The Spiderwick Chronicles

Now Showing
On Sky Movies Family 12/01/10 18:20
Director: Mark S Waters
Stars: Freddie Highmore, David Strathairn, Mary-Louise Parker, Sarah Bolger
Year:  2007 Running Time:  95 mins Rating: 3 out of 5 Certificate PG
The Spiderwick Chronicles 74

Director Mark Waters' richly satisfying adaptation of the popular American children's yarn leaves the movie versions of His Dark Materials and Narnia with it all to do. A fractured family move into a creepy old house and discover a parallel universe with its own perils. Fast-moving, visually beguiling and beautifully played, it's a sort of Pan's Labyrinth for more intellectually curious tweenies.

Review

Forget Voldermort. Don't fret yourself over Narnia's White Witch. Worry not about Marisa Coulter in the Golden Compass.

No, the villain to keep you eyes peeled for is Mulgarath, a shape-shifting demon with an unhealthy streak of megalomonia.

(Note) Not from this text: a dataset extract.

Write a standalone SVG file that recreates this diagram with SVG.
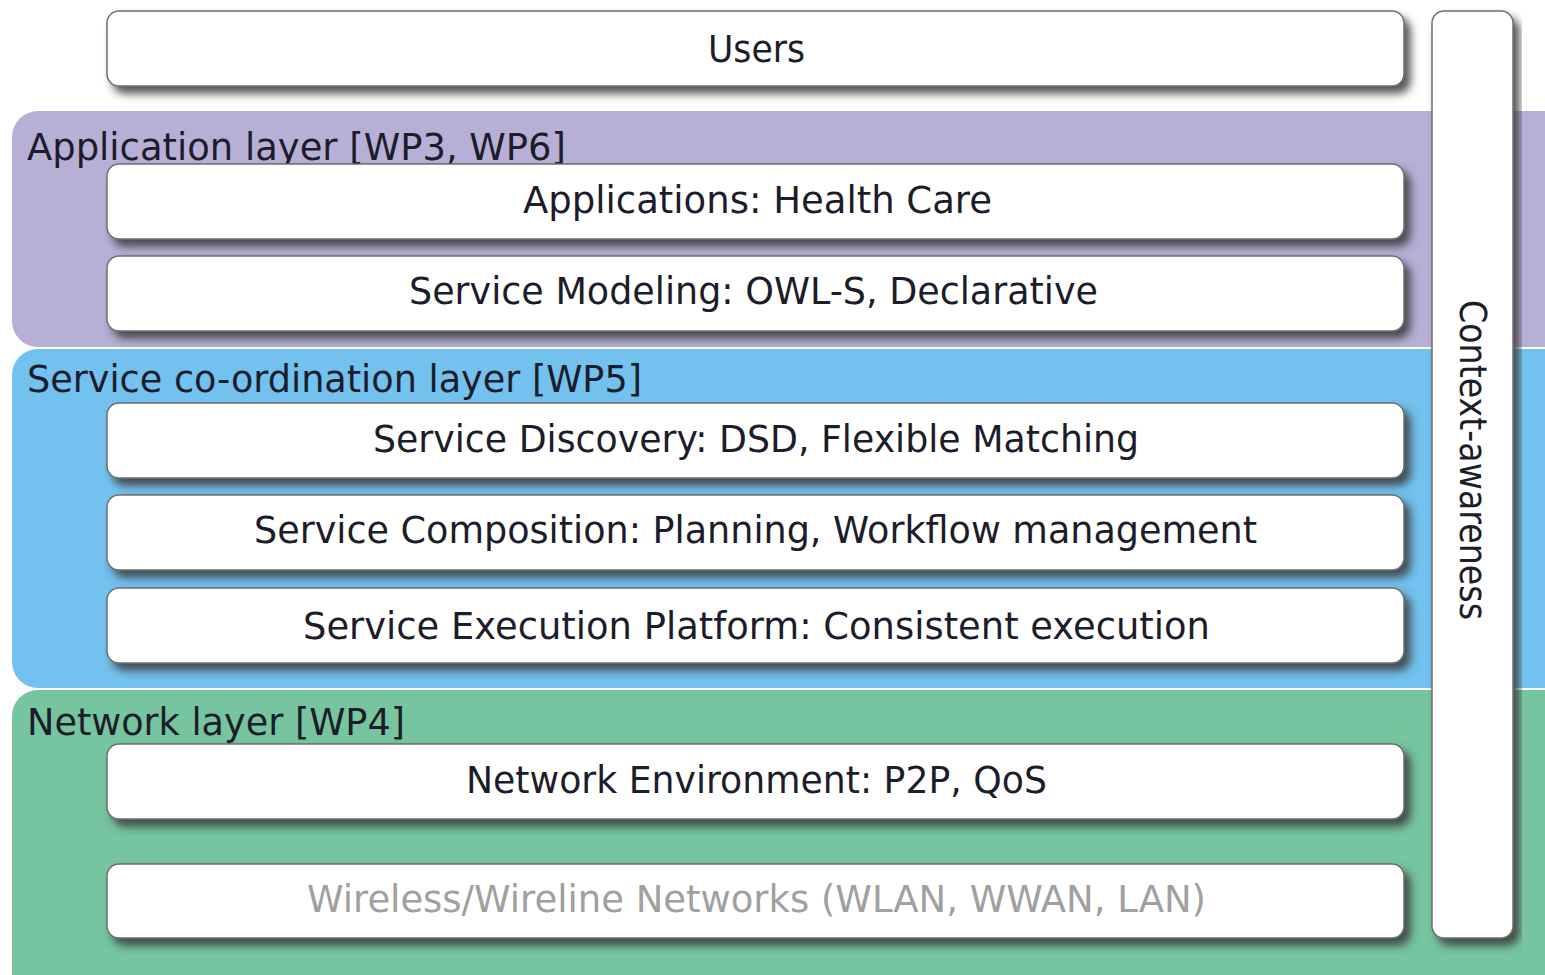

In human form he is Nick Nolte (scary enough) but when he performs a diabolic transformation into an ogre then he's every teenager's worse nightmare.

(and that's not the Secretary of State for Children, Schools and Families, The Right Honourable Ed Balls MP).

Mulgarath is one of the "faeries" discovered and annotated by Arthur Spiderwick (Strathairn), the late, great-great-uncle of the Grace children, twins Jared and Simon (both played by Brit Freddie Highmore) and sister Mallory (Bolger).

Decades after old Spiderwick disappeared, the kids together with their mother leave New York to live at the crumbling family pile.

It's not happy families. Jared resents the move and parting from his father. Mallory is the typical bossy big sister and mom isn't being totally honest about her marital situation.

So the last thing they want to discover are items mysteriously going astray and spooky sounds emanating from behind the plasterboard of the creepy old house.

Intrigued, Jared investigates and discovers the dusty tome Arthur Spiderwick's Field Guide to the Fantastical World Around You with a warning note not to remove it from the house.

Like the criminally underrated Lemony Snicket, this is premier league children's cinema with first-class performances (particularly from Britain's Freddie Highmore), a neat plot and excellent special effects serving the story and not obscuring it.

The disturbingly surreal parallel universe people by all manner of beasties - swooping Griffin, ethereal sprites and carnivorous toads - is beautifully realised.

But what sets apart Marc "Mean Girls" Waters' dizzying confection is it's willingness to treat its young audience as adults-in-waiting.

So difficult themes for youngster such as divorce and displacement are woven into the fabric of the tale along with the more traditional thrills and spills.

Stylish, thoughtful and inviting aren't normally words associated with family fare...but here they do just fine.